Under the agreement, Cerner will also send an annual notice, for a period of no less than three years, to all plan participants reminding them about the benefits of investment diversification.

The original complaint says the defendants breached their Employee Retirement Income Security Act (ERISA) fiduciary duties by failing to objectively and adequately review the plan’s investment portfolio with due care to ensure that each investment option was prudent, in terms of cost, and maintaining certain funds in the plan despite the availability of identical or similar investment options with lower costs and/or better performance histories.

The plaintiffs argued that passively managed funds cost less than actively managed funds, institutional share classes cost less than investor share classes, and collective trusts and separate accounts cost less than their “virtually identical” mutual fund counterparts. They claimed that the defendants knew or should have known of the existence of cheaper share classes and/or collective trusts and should have immediately identified the prudence of transferring the plan’s funds into these alternative investments.

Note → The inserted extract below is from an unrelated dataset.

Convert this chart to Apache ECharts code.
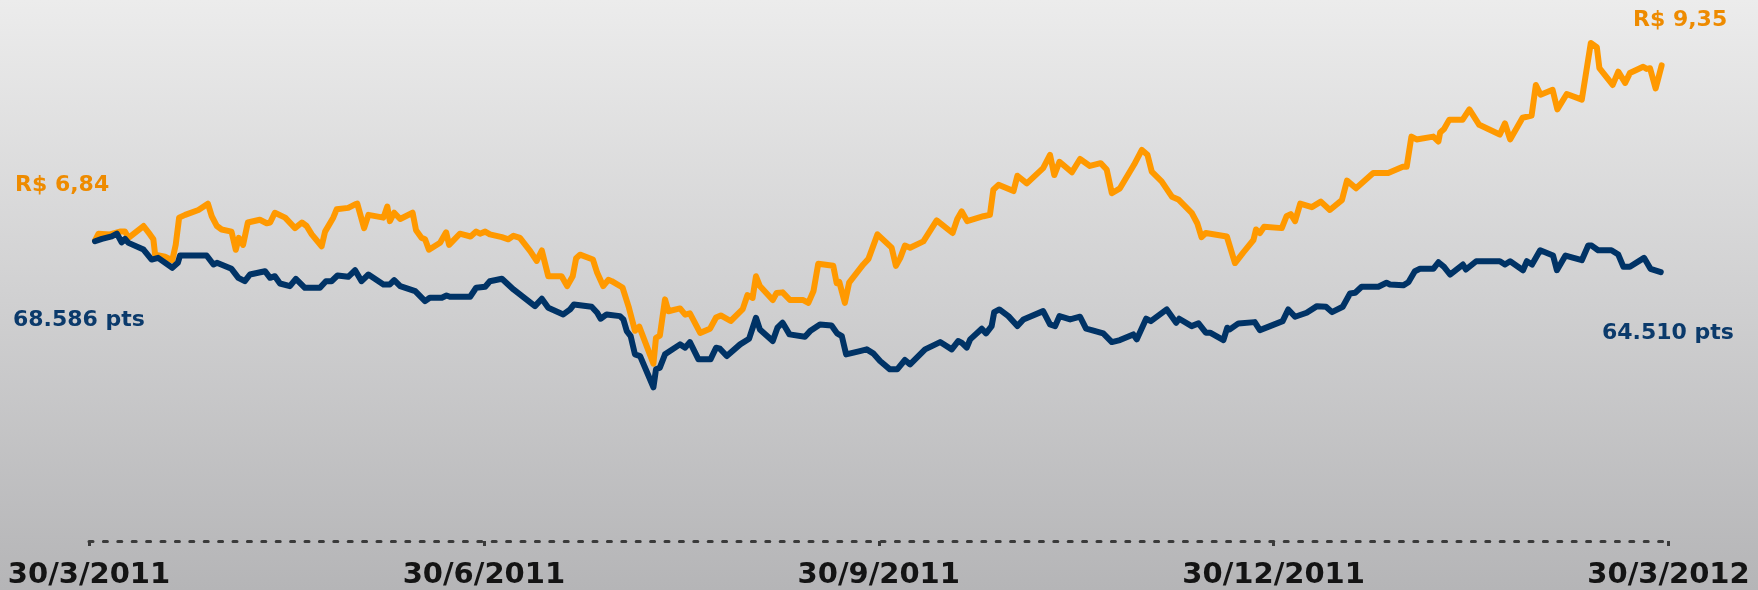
<!DOCTYPE html>
<html>
<head>
<meta charset="utf-8">
<script src="https://cdn.jsdelivr.net/npm/echarts@6/dist/echarts.min.js"></script>
<style>
  html, body { margin: 0; padding: 0; }
  #chart { width: 1758px; height: 590px; }
</style>
</head>
<body>
<div id="chart"></div>
<script>
// x values are days counted from 30/3/2011
const tickLabels = ['30/3/2011', '30/6/2011', '30/9/2011', '30/12/2011', '30/3/2012']

// share price, R$
const priceDays = [1.4, 2.2, 4.9, 7.2, 8.4, 9.2, 12.7, 14.2, 15.0, 15.4,
  17.7, 19.4, 20.2, 21.0, 22.4, 25.5, 27.7, 28.6, 29.8, 30.9,
  33.2, 34.2, 34.9, 35.9, 37.0, 39.8, 41.4, 42.2, 43.3, 45.7,
  48.0, 49.6, 50.7, 51.9, 54.2, 55.0, 56.9, 57.7, 60.4, 62.0,
  62.5, 64.1, 65.1, 68.6, 69.5, 70.1, 71.1, 72.5, 75.4, 76.2,
  77.5, 78.3, 79.2, 81.8, 83.2, 83.9, 86.4, 88.9, 90.2, 91.1,
  92.3, 93.4, 96.2, 97.7, 98.9, 100.4, 102.8, 104.3, 105.5, 107.0,
  110.1, 111.4, 112.7, 113.5, 114.4, 117.4, 118.4, 119.8, 121.0, 121.8,
  124.3, 125.7, 127.2, 128.2, 131.5, 132.1, 133.0, 134.2, 135.0, 137.7,
  138.9, 140.0, 142.4, 144.7, 146.1, 147.2, 149.5, 152.3, 153.4, 154.6,
  155.4, 156.3, 159.3, 160.2, 161.6, 163.3, 166.4, 167.6, 168.8, 169.9,
  173.4, 174.2, 174.8, 176.1, 177.1, 180.4, 181.6, 183.7, 187.0, 188.0,
  189.0, 190.1, 191.3, 194.4, 197.5, 201.2, 202.3, 203.3, 204.6, 208.4,
  209.9, 210.7, 211.9, 215.4, 216.3, 218.5, 222.3, 223.9, 224.9, 226.1,
  229.0, 230.9, 233.2, 235.7, 237.1, 238.3, 240.2, 243.5, 245.3, 246.6,
  247.6, 249.9, 252.3, 253.8, 256.9, 258.2, 259.2, 260.2, 265.1, 267.0,
  268.9, 271.3, 271.9, 272.8, 273.8, 277.9, 279.0, 280.0, 281.0, 282.2,
  284.9, 287.0, 289.1, 291.9, 293.1, 295.2, 299.2, 302.7, 306.1, 307.0,
  308.1, 309.3, 313.2, 314.4, 314.8, 315.7, 316.9, 320.0, 321.6, 323.9,
  328.7, 329.9, 331.1, 334.0, 336.1, 337.1, 338.2, 341.0, 342.1, 344.3,
  347.8, 349.9, 351.3, 351.9, 355.0, 356.3, 357.9, 359.0, 362.1, 362.9,
  363.7, 365.0, 366.4]
const priceValues = [6.84, 6.94, 6.93, 6.97, 6.97, 6.88, 7.05, 6.93, 6.86, 6.64,
  6.61, 6.56, 6.78, 7.17, 7.21, 7.28, 7.37, 7.19, 7.05, 7.00,
  6.97, 6.71, 6.88, 6.78, 7.10, 7.14, 7.09, 7.10, 7.24, 7.17,
  7.02, 7.10, 7.05, 6.93, 6.76, 6.97, 7.17, 7.29, 7.31, 7.36,
  7.37, 7.02, 7.21, 7.17, 7.33, 7.12, 7.24, 7.15, 7.24, 6.99,
  6.88, 6.86, 6.71, 6.81, 6.96, 6.78, 6.94, 6.90, 6.97, 6.94,
  6.97, 6.93, 6.89, 6.86, 6.91, 6.88, 6.69, 6.55, 6.70, 6.33,
  6.33, 6.19, 6.33, 6.59, 6.64, 6.57, 6.38, 6.19, 6.28, 6.26,
  6.17, 5.90, 5.55, 5.61, 5.08, 5.45, 5.48, 6.00, 5.83, 5.87,
  5.78, 5.80, 5.52, 5.58, 5.74, 5.77, 5.69, 5.86, 6.06, 6.02,
  6.33, 6.19, 5.99, 6.09, 6.10, 5.99, 5.99, 5.95, 6.12, 6.51,
  6.48, 6.23, 6.25, 5.95, 6.24, 6.50, 6.58, 6.93, 6.74, 6.48,
  6.59, 6.77, 6.74, 6.83, 7.13, 6.95, 7.15, 7.26, 7.12, 7.19,
  7.21, 7.57, 7.64, 7.55, 7.77, 7.66, 7.88, 8.07, 7.78, 7.97,
  7.82, 8.01, 7.91, 7.95, 7.86, 7.52, 7.59, 7.93, 8.14, 8.07,
  7.83, 7.69, 7.47, 7.43, 7.24, 7.09, 6.89, 6.95, 6.90, 6.52,
  6.67, 6.85, 7.00, 6.95, 7.04, 7.02, 7.19, 7.22, 7.12, 7.37,
  7.32, 7.40, 7.28, 7.42, 7.70, 7.59, 7.81, 7.81, 7.90, 7.90,
  8.33, 8.29, 8.33, 8.26, 8.39, 8.44, 8.57, 8.57, 8.72, 8.50,
  8.36, 8.52, 8.29, 8.60, 8.63, 9.07, 8.93, 9.00, 8.72, 8.94,
  8.86, 9.67, 9.61, 9.31, 9.07, 9.26, 9.10, 9.24, 9.33, 9.30,
  9.31, 9.02, 9.35]

// Ibovespa, pts
const indexDays = [1.4, 3.0, 5.3, 6.5, 7.6, 8.4, 9.2, 12.7, 14.6, 16.1,
  19.4, 20.7, 21.2, 27.4, 29.0, 29.8, 33.2, 34.8, 36.3, 37.5,
  41.0, 42.2, 43.3, 44.5, 46.8, 48.2, 50.3, 53.8, 55.2, 56.5,
  57.9, 60.4, 62.0, 62.4, 63.5, 65.1, 68.6, 70.1, 71.1, 72.5,
  76.0, 78.3, 79.4, 82.2, 83.3, 84.1, 88.8, 90.2, 92.3, 93.4,
  96.2, 98.9, 103.9, 105.5, 107.0, 110.5, 112.1, 113.0, 117.1, 118.4,
  119.2, 120.6, 123.7, 124.5, 125.3, 126.2, 127.2, 128.4, 131.5, 132.1,
  133.0, 134.2, 137.7, 138.9, 140.0, 142.0, 144.8, 146.1, 147.0, 148.6,
  151.7, 153.8, 155.4, 156.3, 159.3, 160.4, 161.6, 163.2, 166.8, 168.0,
  170.3, 173.0, 174.3, 175.4, 176.4, 179.6, 181.2, 182.7, 184.3, 186.6,
  188.3, 190.1, 191.3, 194.8, 198.3, 201.0, 202.5, 203.3, 204.5, 205.3,
  208.0, 209.0, 210.3, 210.9, 212.1, 214.2, 216.3, 217.7, 222.3, 223.9,
  225.1, 226.1, 228.6, 230.9, 232.3, 233.6, 236.3, 238.3, 240.2, 243.3,
  244.1, 246.3, 247.4, 251.1, 253.3, 254.0, 256.9, 258.5, 260.2, 261.2,
  264.3, 265.2, 265.8, 267.8, 271.6, 272.8, 278.1, 279.4, 281.0, 283.7,
  286.1, 288.2, 289.6, 292.1, 293.8, 295.0, 296.5, 300.4, 302.3, 303.1,
  306.2, 307.4, 308.9, 310.1, 313.2, 314.4, 315.7, 317.1, 320.1, 320.8,
  323.2, 328.7, 329.9, 331.1, 334.1, 335.0, 336.2, 338.1, 341.1, 342.0,
  344.0, 347.8, 349.3, 350.1, 351.6, 354.7, 356.3, 357.5, 359.0, 362.3,
  363.8, 366.2]
const indexValues = [68586, 68896, 69239, 69595, 68448, 68896, 68369, 67486, 66168, 66392,
  65074, 65733, 66695, 66695, 65509, 65733, 64942, 63756, 63308, 64191,
  64626, 63756, 63967, 63005, 62649, 63624, 62438, 62438, 63308, 63308,
  64059, 63888, 64758, 64626, 63308, 64191, 62873, 62873, 63440, 62649,
  61990, 60672, 61120, 61120, 61423, 61252, 61252, 62438, 62570, 63308,
  63624, 62214, 60013, 60988, 59802, 58919, 59578, 60237, 59934, 59143,
  58352, 58919, 58695, 58260, 56718, 56059, 53647, 53423, 49300, 51670,
  51894, 53647, 54965, 54530, 55268, 52988, 52988, 54530, 54398, 53423,
  54965, 55716, 58484, 56942, 55400, 57166, 57825, 56283, 55980, 56718,
  57601, 57469, 56415, 56059, 53647, 54082, 54306, 53779, 52764, 51670,
  51670, 52896, 52329, 54306, 55268, 54306, 55400, 55189, 54530, 55624,
  57034, 56415, 57377, 59222, 59578, 58695, 57377, 58260, 59354, 57601,
  57377, 58695, 58260, 58616, 57034, 56850, 56415, 55268, 55532, 56283,
  55624, 58352, 58036, 59578, 57825, 58352, 57377, 57733, 56507, 56507,
  55532, 57166, 56942, 57733, 57904, 56850, 58036, 59578, 58616, 59143,
  60013, 59934, 59222, 59934, 61687, 61779, 62570, 62570, 63097, 62873,
  62760, 63176, 64626, 64942, 64942, 65812, 65206, 64191, 65509, 64850,
  65944, 65944, 65509, 65944, 64758, 65944, 65509, 67394, 66695, 64758,
  66695, 66076, 68013, 68013, 67394, 67394, 66827, 65206, 65206, 66392,
  64942, 64510]

const priceStart = 'R$ 6,84'
const priceEnd = 'R$ 9,35'
const indexStart = '68.586 pts'
const indexEnd = '64.510 pts'

const chart = echarts.init(document.getElementById('chart'))

const labelFont = 'bold 22px "DejaVu Sans"'
const orangeText = '#EE8B00'
const blueText = '#0B3A6B'

chart.setOption({
  animation: false,
  backgroundColor: new echarts.graphic.LinearGradient(0, 0, 0, 1, [
    { offset: 0, color: '#ececec' },
    { offset: 1, color: '#b5b5b7' }
  ]),
  grid: {
    left: 89,
    right: 89.5,
    top: 20,
    bottom: 48
  },
  xAxis: {
    type: 'value',
    min: 0,
    max: 368,
    interval: 92,
    splitLine: { show: false },
    axisLine: {
      show: true,
      lineStyle: { color: '#3a3a3a', width: 3, type: [4, 10.4] }
    },
    axisTick: {
      show: true,
      length: 5,
      lineStyle: { color: '#3a3a3a', width: 3 }
    },
    axisLabel: {
      formatter: v => tickLabels[Math.round(v / 92)],
      fontFamily: 'DejaVu Sans',
      fontWeight: 'bold',
      fontSize: 29,
      color: '#141414',
      margin: 20
    }
  },
  yAxis: [
    { type: 'value', min: 2.54, max: 10, show: false, splitLine: { show: false } },
    { type: 'value', min: 29000, max: 97800, show: false, splitLine: { show: false } }
  ],
  series: [
    {
      name: 'price',
      type: 'line',
      yAxisIndex: 0,
      symbol: 'none',
      lineStyle: { color: '#FF9900', width: 6, join: 'round', cap: 'round' },
      data: priceDays.map((d, i) => [d, priceValues[i]])
    },
    {
      name: 'ibovespa',
      type: 'line',
      yAxisIndex: 1,
      symbol: 'none',
      lineStyle: { color: '#003366', width: 6, join: 'round', cap: 'round' },
      data: indexDays.map((d, i) => [d, indexValues[i]])
    }
  ],
  graphic: [
    { type: 'text', x: 15, y: 185, style: { text: priceStart, font: labelFont, fill: orangeText, verticalAlign: 'middle' } },
    { type: 'text', x: 13, y: 320, style: { text: indexStart, font: labelFont, fill: blueText, verticalAlign: 'middle' } },
    { type: 'text', x: 1633, y: 20, style: { text: priceEnd, font: labelFont, fill: orangeText, verticalAlign: 'middle' } },
    { type: 'text', x: 1602, y: 333, style: { text: indexEnd, font: labelFont, fill: blueText, verticalAlign: 'middle' } }
  ]
})
</script>
</body>
</html>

The complaint also accused the defendants of failing to monitor or control the plan’s recordkeeping expenses. The lawsuit alleged the plan fiduciaries failed to track the recordkeeper’s expenses by demanding documents that summarize and contextualize the recordkeeper’s compensation, such as fee transparencies, fee analyses, fee summaries, relationship pricing analyses, cost-competitiveness analyses, and multi-practice and standalone pricing reports. It accused the defendants of failing to identify all fees, including direct compensation and revenue sharing being paid to the plan’s recordkeeper.

About three months after the first lawsuit was introduced, a second one was filed that included similar allegations. That lawsuit was dismissed, and the plaintiff was allowed to join the first one.